* [Task instructions]: Locate the line bearing "Rebuild this chart" in the material below, then reproduce it and each following line up to and including the line bearing "4020, 4080, 4180]".

* [Data section]:
•••••
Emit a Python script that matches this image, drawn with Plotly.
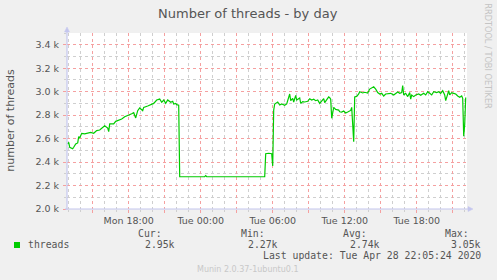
•••••
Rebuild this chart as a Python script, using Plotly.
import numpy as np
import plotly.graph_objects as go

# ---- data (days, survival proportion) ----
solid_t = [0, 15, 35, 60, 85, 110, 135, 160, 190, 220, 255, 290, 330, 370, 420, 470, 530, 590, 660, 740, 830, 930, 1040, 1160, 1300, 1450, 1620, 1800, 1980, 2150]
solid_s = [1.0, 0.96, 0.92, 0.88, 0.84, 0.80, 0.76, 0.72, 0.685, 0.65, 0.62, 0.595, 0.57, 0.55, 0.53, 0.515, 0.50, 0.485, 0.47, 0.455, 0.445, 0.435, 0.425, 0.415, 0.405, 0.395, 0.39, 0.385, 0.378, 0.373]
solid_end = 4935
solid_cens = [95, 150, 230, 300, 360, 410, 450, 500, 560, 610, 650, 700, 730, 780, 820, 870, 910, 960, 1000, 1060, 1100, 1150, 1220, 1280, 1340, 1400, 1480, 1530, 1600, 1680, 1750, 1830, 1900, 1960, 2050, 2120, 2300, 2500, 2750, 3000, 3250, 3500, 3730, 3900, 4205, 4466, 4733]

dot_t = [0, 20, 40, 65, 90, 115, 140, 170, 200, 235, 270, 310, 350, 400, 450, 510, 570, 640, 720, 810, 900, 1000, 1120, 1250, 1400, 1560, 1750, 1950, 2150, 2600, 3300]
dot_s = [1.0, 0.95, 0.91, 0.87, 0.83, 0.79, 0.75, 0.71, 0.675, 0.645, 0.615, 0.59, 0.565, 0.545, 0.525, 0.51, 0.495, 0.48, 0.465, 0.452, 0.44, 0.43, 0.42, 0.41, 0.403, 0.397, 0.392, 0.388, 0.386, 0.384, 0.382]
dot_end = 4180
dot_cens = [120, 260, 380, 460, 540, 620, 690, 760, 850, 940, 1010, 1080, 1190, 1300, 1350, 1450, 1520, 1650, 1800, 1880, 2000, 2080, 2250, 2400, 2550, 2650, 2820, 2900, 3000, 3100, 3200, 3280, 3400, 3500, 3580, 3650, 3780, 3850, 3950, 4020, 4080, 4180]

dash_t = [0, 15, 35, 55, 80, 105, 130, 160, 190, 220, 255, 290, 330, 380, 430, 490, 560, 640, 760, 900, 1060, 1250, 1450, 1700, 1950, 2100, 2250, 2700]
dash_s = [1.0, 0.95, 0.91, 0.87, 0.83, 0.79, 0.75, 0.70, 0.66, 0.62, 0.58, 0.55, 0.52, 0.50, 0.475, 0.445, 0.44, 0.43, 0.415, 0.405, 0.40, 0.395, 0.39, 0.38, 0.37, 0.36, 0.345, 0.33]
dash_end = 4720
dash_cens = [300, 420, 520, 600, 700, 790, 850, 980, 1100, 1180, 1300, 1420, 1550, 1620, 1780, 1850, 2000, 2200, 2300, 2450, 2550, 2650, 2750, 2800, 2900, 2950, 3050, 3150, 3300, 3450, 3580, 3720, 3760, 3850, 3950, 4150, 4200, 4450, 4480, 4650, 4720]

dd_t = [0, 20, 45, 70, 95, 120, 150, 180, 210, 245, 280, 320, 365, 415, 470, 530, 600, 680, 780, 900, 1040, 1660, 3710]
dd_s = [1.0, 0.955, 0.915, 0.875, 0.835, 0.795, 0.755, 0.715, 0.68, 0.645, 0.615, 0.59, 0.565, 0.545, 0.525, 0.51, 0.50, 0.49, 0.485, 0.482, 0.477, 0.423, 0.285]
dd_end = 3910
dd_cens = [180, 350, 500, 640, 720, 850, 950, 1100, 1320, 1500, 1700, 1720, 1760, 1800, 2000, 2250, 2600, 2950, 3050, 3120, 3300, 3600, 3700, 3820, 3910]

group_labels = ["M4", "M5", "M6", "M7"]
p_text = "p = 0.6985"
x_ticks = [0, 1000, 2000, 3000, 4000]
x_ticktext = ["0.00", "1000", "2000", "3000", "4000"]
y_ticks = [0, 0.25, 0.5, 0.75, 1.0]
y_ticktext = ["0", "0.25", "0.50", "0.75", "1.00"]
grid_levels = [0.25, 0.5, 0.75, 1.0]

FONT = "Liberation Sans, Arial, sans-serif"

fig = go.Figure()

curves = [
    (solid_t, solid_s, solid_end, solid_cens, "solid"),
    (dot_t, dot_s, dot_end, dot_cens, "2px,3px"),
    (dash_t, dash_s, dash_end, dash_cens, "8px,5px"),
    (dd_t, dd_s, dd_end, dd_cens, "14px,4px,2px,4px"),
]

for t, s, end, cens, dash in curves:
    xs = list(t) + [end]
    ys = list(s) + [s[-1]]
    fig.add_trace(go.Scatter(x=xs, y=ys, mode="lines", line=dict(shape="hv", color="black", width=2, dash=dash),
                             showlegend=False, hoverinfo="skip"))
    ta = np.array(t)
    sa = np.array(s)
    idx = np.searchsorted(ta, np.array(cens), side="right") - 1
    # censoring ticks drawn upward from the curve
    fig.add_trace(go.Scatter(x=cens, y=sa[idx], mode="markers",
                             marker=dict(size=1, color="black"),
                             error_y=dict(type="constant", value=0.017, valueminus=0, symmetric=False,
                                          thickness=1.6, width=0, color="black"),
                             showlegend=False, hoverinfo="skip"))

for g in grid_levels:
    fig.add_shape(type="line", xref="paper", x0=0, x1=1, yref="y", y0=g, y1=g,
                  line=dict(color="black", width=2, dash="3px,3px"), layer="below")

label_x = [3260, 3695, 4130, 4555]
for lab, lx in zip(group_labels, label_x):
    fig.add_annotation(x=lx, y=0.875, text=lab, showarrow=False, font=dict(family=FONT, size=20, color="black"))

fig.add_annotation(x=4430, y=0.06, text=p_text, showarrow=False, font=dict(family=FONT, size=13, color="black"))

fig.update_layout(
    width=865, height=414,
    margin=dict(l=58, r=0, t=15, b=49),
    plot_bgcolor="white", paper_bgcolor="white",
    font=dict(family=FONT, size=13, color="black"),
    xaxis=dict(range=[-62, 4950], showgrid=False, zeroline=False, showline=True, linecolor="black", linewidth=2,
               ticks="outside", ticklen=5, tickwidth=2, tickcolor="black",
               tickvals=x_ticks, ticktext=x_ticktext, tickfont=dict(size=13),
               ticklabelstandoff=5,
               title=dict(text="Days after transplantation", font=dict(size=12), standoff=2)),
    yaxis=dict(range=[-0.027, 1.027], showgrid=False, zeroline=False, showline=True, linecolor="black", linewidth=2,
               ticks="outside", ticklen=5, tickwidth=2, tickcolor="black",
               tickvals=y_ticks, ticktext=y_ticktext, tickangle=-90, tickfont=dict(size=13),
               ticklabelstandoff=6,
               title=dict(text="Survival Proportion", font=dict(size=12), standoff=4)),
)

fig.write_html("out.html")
•••••
* [Solution for this exercise]:
Rebuild this chart as a Python script, using Plotly.
import numpy as np
import plotly.graph_objects as go

# ---- data (days, survival proportion) ----
solid_t = [0, 15, 35, 60, 85, 110, 135, 160, 190, 220, 255, 290, 330, 370, 420, 470, 530, 590, 660, 740, 830, 930, 1040, 1160, 1300, 1450, 1620, 1800, 1980, 2150]
solid_s = [1.0, 0.96, 0.92, 0.88, 0.84, 0.80, 0.76, 0.72, 0.685, 0.65, 0.62, 0.595, 0.57, 0.55, 0.53, 0.515, 0.50, 0.485, 0.47, 0.455, 0.445, 0.435, 0.425, 0.415, 0.405, 0.395, 0.39, 0.385, 0.378, 0.373]
solid_end = 4935
solid_cens = [95, 150, 230, 300, 360, 410, 450, 500, 560, 610, 650, 700, 730, 780, 820, 870, 910, 960, 1000, 1060, 1100, 1150, 1220, 1280, 1340, 1400, 1480, 1530, 1600, 1680, 1750, 1830, 1900, 1960, 2050, 2120, 2300, 2500, 2750, 3000, 3250, 3500, 3730, 3900, 4205, 4466, 4733]

dot_t = [0, 20, 40, 65, 90, 115, 140, 170, 200, 235, 270, 310, 350, 400, 450, 510, 570, 640, 720, 810, 900, 1000, 1120, 1250, 1400, 1560, 1750, 1950, 2150, 2600, 3300]
dot_s = [1.0, 0.95, 0.91, 0.87, 0.83, 0.79, 0.75, 0.71, 0.675, 0.645, 0.615, 0.59, 0.565, 0.545, 0.525, 0.51, 0.495, 0.48, 0.465, 0.452, 0.44, 0.43, 0.42, 0.41, 0.403, 0.397, 0.392, 0.388, 0.386, 0.384, 0.382]
dot_end = 4180
dot_cens = [120, 260, 380, 460, 540, 620, 690, 760, 850, 940, 1010, 1080, 1190, 1300, 1350, 1450, 1520, 1650, 1800, 1880, 2000, 2080, 2250, 2400, 2550, 2650, 2820, 2900, 3000, 3100, 3200, 3280, 3400, 3500, 3580, 3650, 3780, 3850, 3950, 4020, 4080, 4180]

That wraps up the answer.